I count number of rows (lines) in a file using Python in the following method:

n = 0
for line in file('input.txt'):
   n += 1
print n

I run this script under Windows.

Then I count the number of rows in the same file using Unix command:

wc -l input.txt

Counting with Unix command gives a significantly larger number of rows.
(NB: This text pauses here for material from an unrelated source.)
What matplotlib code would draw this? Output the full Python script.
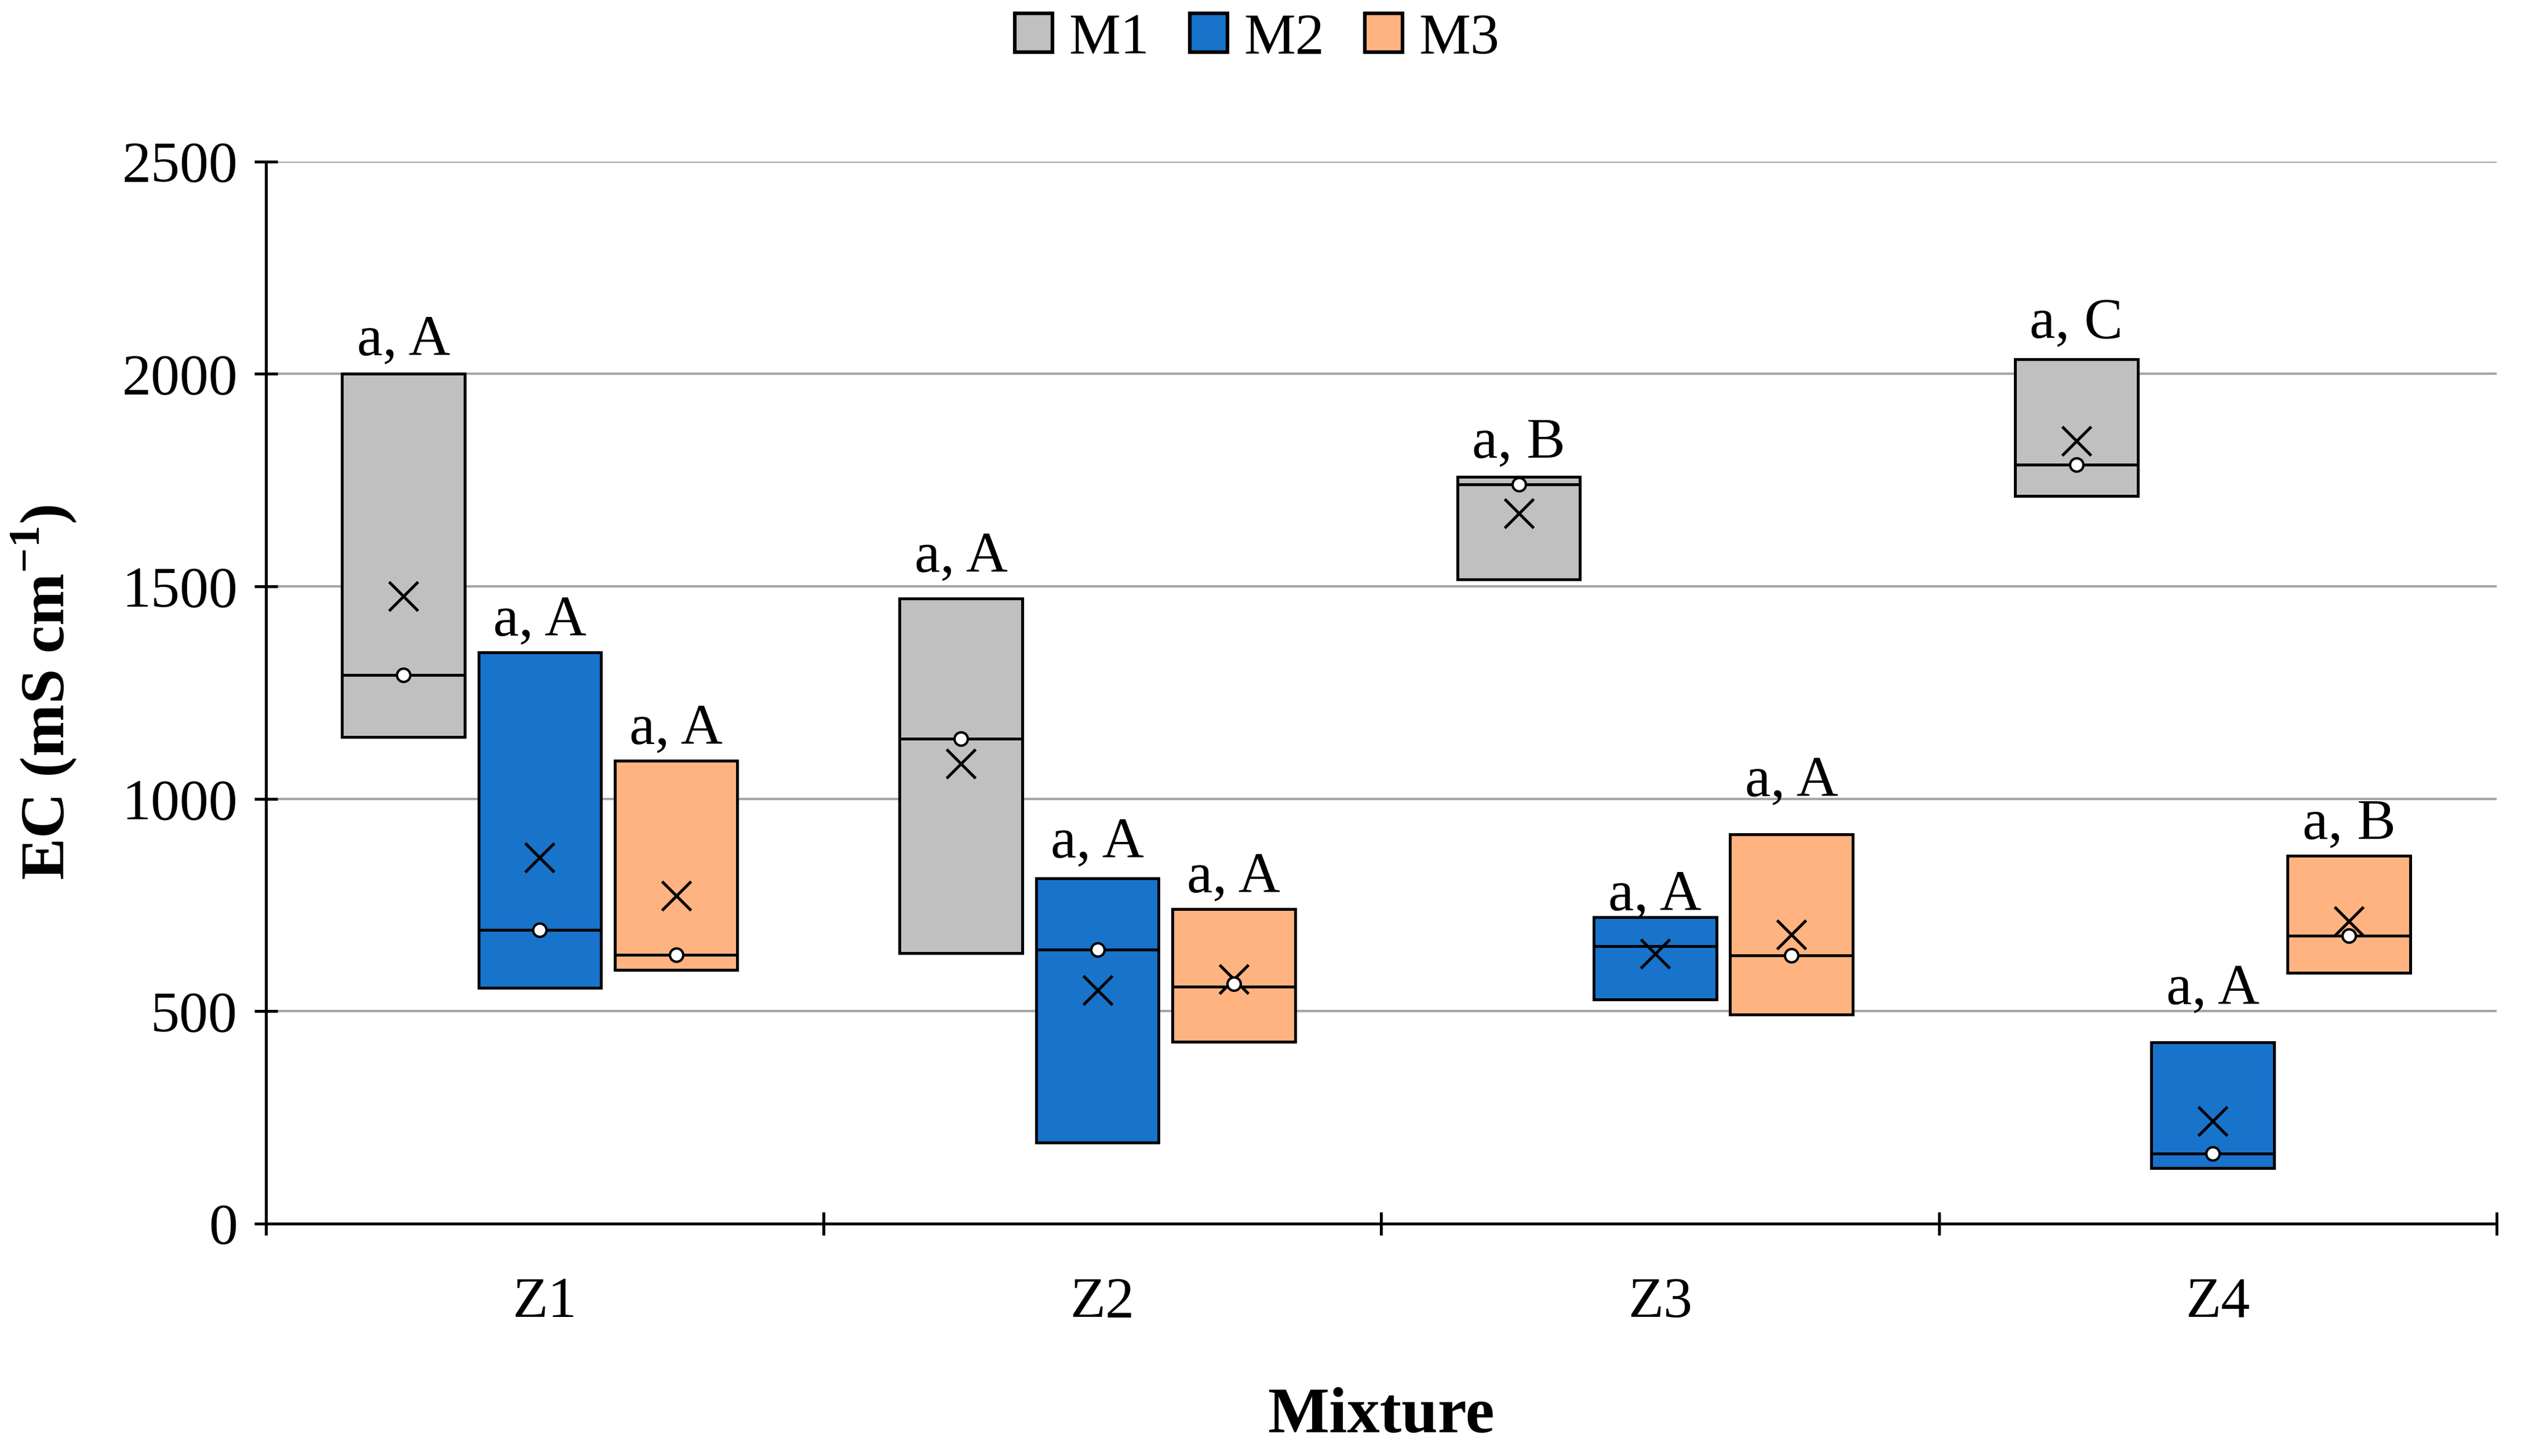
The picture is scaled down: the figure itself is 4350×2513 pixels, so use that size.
import numpy as np
import matplotlib
matplotlib.use("Agg")
from matplotlib import pyplot as plt
from matplotlib.patches import Patch

plt.rcParams['font.family'] = ['Liberation Serif', 'DejaVu Serif']
plt.rcParams['mathtext.fontset'] = 'custom'
plt.rcParams['mathtext.rm'] = 'Liberation Serif'
plt.rcParams['mathtext.bf'] = 'Liberation Serif:bold'

# data (EC, mS cm-1)
mixtures = ['Z1', 'Z2', 'Z3', 'Z4']
series = ['M1', 'M2', 'M3']
colors = ['#c0c0c0', '#1873ca', '#ffb381']

q1 = [[1145, 637, 1517, 1713],
      [555, 191, 527, 131],
      [597, 428, 492, 591]]
q3 = [[2000, 1472, 1758, 2034],
      [1345, 812, 721, 427],
      [1090, 741, 916, 866]]
median = [[1291, 1141, 1740, 1786],
          [691, 645, 653, 165],
          [633, 558, 631, 678]]
mean = [[1477, 1082, 1672, 1842],
        [862, 550, 635, 241],
        [772, 575, 680, 712]]
points = [[1291, 1141, 1740, 1786],
          [691, 645, np.nan, 165],
          [633, 565, 631, 678]]
letters = [['a, A', 'a, A', 'a, B', 'a, C'],
           ['a, A', 'a, A', 'a, A', 'a, A'],
           ['a, A', 'a, A', 'a, A', 'a, B']]
# gap (points) between box top and its letters
label_gap = [[8, 11, 8, 9],
             [7, 9, 3, 16],
             [7, 7, 16, 7]]

fig = plt.figure(figsize=(14.5, 8.3767), dpi=300)
ax = fig.add_axes([0.1055, 0.1596, 0.8848, 0.7295])

offsets = [-0.2445, 0.0, 0.2445]
shift = -0.009  # boxes sit a touch left of the category centre
width = 0.22
xc = np.arange(1, len(mixtures) + 1)

ax.set_axisbelow(True)
ax.yaxis.grid(True, color='#a6a6a6', lw=1.0)

for i in range(len(series)):
    x = xc + offsets[i] + shift
    lo = np.array(q1[i])
    hi = np.array(q3[i])
    ax.bar(x, hi - lo, bottom=lo, width=width, color=colors[i],
           edgecolor='black', linewidth=1.2, zorder=2)
    ax.hlines(median[i], x - width / 2, x + width / 2, color='black', lw=1.2, zorder=3)
    ax.plot(x, mean[i], linestyle='none', marker='x', markersize=12,
            markeredgewidth=1.2, color='black', zorder=4)
    ax.plot(x, points[i], linestyle='none', marker='o', markersize=5.5,
            markerfacecolor='white', markeredgecolor='black', markeredgewidth=1.0, zorder=5)
    for j in range(len(mixtures)):
        ax.annotate(letters[i][j], (x[j], q3[i][j]), xytext=(0, label_gap[i][j]),
                    textcoords='offset points', ha='center', va='baseline', fontsize=24)

ax.set_xlim(0.5, len(mixtures) + 0.5)
ax.set_ylim(0, 2500)
ax.set_yticks(np.arange(0, 2501, 500))
ax.set_xticks(np.arange(0.5, len(mixtures) + 1, 1.0))
ax.set_xticklabels([])
ax.set_xticks(xc, minor=True)
ax.set_xticklabels(mixtures, minor=True)
ax.tick_params(axis='x', which='major', direction='inout', length=9.5, width=1.2)
ax.tick_params(axis='x', which='minor', length=0, pad=22, labelsize=24)
ax.tick_params(axis='y', direction='inout', length=9.5, width=1.2, pad=7, labelsize=24)

for s in ['top', 'right']:
    ax.spines[s].set_visible(False)
ax.spines['left'].set_linewidth(1.2)
ax.spines['bottom'].set_linewidth(1.2)

ax.set_ylabel(r'EC (mS cm$^{\mathbf{-1}}$)', fontsize=26, fontweight='bold', labelpad=18)
ax.set_xlabel('Mixture', fontsize=27, fontweight='bold', labelpad=24)

handles = [Patch(facecolor=c, edgecolor='black', linewidth=1.5) for c in colors]
fig.legend(handles, series, loc='center', bbox_to_anchor=(0.4986, 0.973), ncol=3,
           frameon=False, fontsize=24, handlelength=0.65, handleheight=0.65,
           handletextpad=0.28, columnspacing=0.7, borderaxespad=0)

fig.savefig('out.png', dpi=300)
So, my question is: Why Python does not see all the rows in the file? Or is it a question of definition?

Martijn Pieters
  • 1,048,767
  • 296
  • 4,058
  • 3,343
Roman
  • 124,451
  • 167
  • 349
  • 456
  • 4
    Perhaps your file contains EOF markers? Those are a real pain on Windows. – Martijn Pieters Apr 19 '16 at 19:18
  • 1
    See [How to process huge text files that contain EOF / Ctrl-Z characters using Python on Windows?](http://stackoverflow.com/q/20695336) – Martijn Pieters Apr 19 '16 at 19:20
  • Strange... Never seen this before. – linusg Apr 19 '16 at 19:25
  • 1
    Can you verify which is correct? Python or the unix command? Careful that you did not use a capital L I.E. `wc -L `, which gives the length of the longest line, not the number of lines (which could make sense if it's significantly larger) – sytech Apr 19 '16 at 19:35
  • `wc` seems to be correct (if I judge by the file size). I use small l. So, it is really number of rows. – Roman Apr 19 '16 at 19:57
  • Then open the file in binary mode (and count newline characters as you read blocks) or use `import io; for line in io.open('input.txt'):` which I strongly suspect is not going to fall for EOF. – Martijn Pieters Apr 19 '16 at 20:51

1 Answers1

1

You most likely have a file with one or more DOS EOF (CTRL-Z) characters in it, ASCII codepoint 0x1A. When Windows opens a file in text mode, it'll still honour the old DOS semantics and end a file whenever it reads that character. See Line reading chokes on 0x1A.

Only by opening a file in binary mode can you bypass this behaviour. To do so and still count lines, you have two options:

  • read in chunks, then count the number of line separators in each chunk:

    def bufcount(filename, linesep=os.linesep, buf_size=2 ** 15):
        lines = 0
        with open(filename, 'rb') as f:
            last = ''
            for buf in iter(f.read, ''):
                lines += buf.count(linesep)
                if last and last + buf[0] == linesep:
                    # count line separators straddling a boundary
                    lines += 1
                if len(linesep) > 1:
                    last = buf[-1]
        return lines
    

    Take into account that on Windows os.linesep is set to \r\n, adjust as needed for your file; in binary mode line separators are not translated to \n.

  • Use io.open(); the io set of file objects open the file in binary mode always, then do the translations themselves:

    import io
    
    with io.open(filename) as f:
        lines = sum(1 for line in f)
    
Martijn Pieters
  • 1,048,767
  • 296
  • 4,058
  • 3,343